Porque aquí de lo que se trata no es de un olvido o de un derecho, sino de una guerra, según santa Teresa de Calcuta: «realmente es una guerra contra los niños matar directamente a un niño inocente, asesinado por su propia madre. Si aceptamos que una madre puede asesinar a su propio hijo, ¿cómo podemos decirle a los demás que no se maten unos a otros? ¿Cómo podemos convencer a una mujer de no tener un aborto? Como en todo, debemos persuadirla con amor y recordemos que amar significa dar hasta que duela. Jesús dio hasta su vida por amarnos. Así que la madre que esté pensando en abortar, debe ser ayudada a amar, o sea, a dar hasta que le duelan sus planes, o su tiempo libre, para que respete la vida de su hijo.

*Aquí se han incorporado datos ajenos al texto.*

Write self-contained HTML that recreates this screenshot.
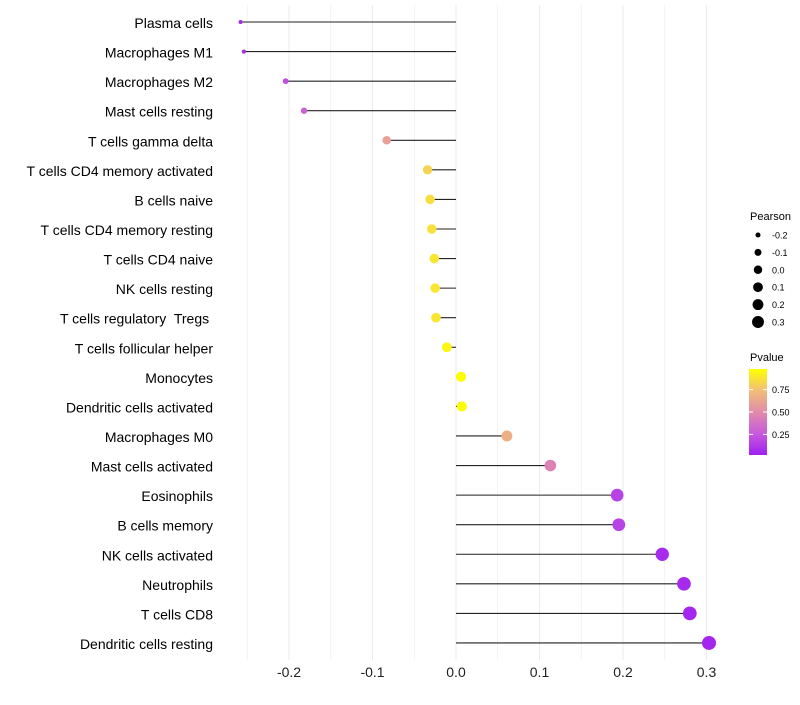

Porque el niño es el mayor regalo de Dios a la familia, porque ha sido creado para amar y ser amado.»
El gran enemigo del amor y de la paz
Aquella ley que pretendía ser aplicable, disuasiva y protectora, que prometía que «ningún médico o auxiliar médico se verá jamás obligado a realizar un aborto», que decía «que si bien ya no prohíbe, no por eso crea un derecho al aborto»–según las palabras de Simone Veil–, ha demostrado ser todo lo contrario, porque hay una realidad inapelable que todos hemos experimentado y que ya la Madre Teresa anunciaba: «el aborto sólo lleva a más abortos.» Aquella ley, como cualquier otra promulgada siempre con los mismos falaces argumentos, solo ha servido para fomentar el aborto, para imponer la cultura del descarte –en expresión del papa Francisco– o la cultura de la muerte –en expresión de san Juan Pablo II–.
Conviene recordar de nuevo aquella frase que pronunció santa Teresa de Calcuta en 1979, en el discurso de entrega del Premio Nobel de la Paz: «El más grande destructor de la paz es el aborto».
Es destructor de la paz la eliminación deliberada y directa de un ser humano en la fase inicial de su existencia; es destructor de la paz lo que degrada la civilización humana, deshonra más a sus autores que a sus víctimas y es totalmente contrario al honor debido al Creador; es destructora de la paz la legislación abortista en cualquiera de sus manifestaciones; es destructora de la paz la cultura de la muerte; es destructor de la paz el feminismo que lo considera «sagrado»; es destructora de la paz la actitud social que ve en el aborto una solución ante el contratiempo de un embarazo; es destructor de la paz el acoso al que es sometida la mujer para que acabe con esa vida inoportuna; es destructor de la paz que cada vez que se anuncia un embarazo haya que justificar si es o no deseado; es destructora de la paz la estructura de «abortorios» que abundan en nuestras ciudades; es destructor de la paz que se le obligue a las madres por «protocolo médico» a decidir sobre la vida de su hijo; es destructora de la paz la ley que convierte a la madre en juez inicuo, a los vecinos en acusadores y a los médicos en verdugos… «porque el aborto va más allá de la responsabilidad de las personas concretas y del daño que se les provoca, asumiendo una dimensión fuertemente social: es una herida gravísima causada a la sociedad y a su cultura por quienes deberían ser sus constructores y defensores, […] una enorme amenaza contra la vida: no sólo la de cada individuo, sino también la de toda la civilización.»
Porque «cuando una sociedad se encamina hacia la negación y la supresión de la vida, acaba por no encontrar la motivación y la energía necesaria para esforzarse en el servicio del verdadero bien del hombre. Si se pierde la sensibilidad personal y social para acoger una nueva vida, también se marchitan otras formas de acogida provechosas para la vida social».
Y es que «un país que acepta el aborto, no le enseña a su gente a amar, sino a utilizar violencia para conseguir lo que quieran. Es por esto que el mayor destructor del amor y de la paz es el aborto».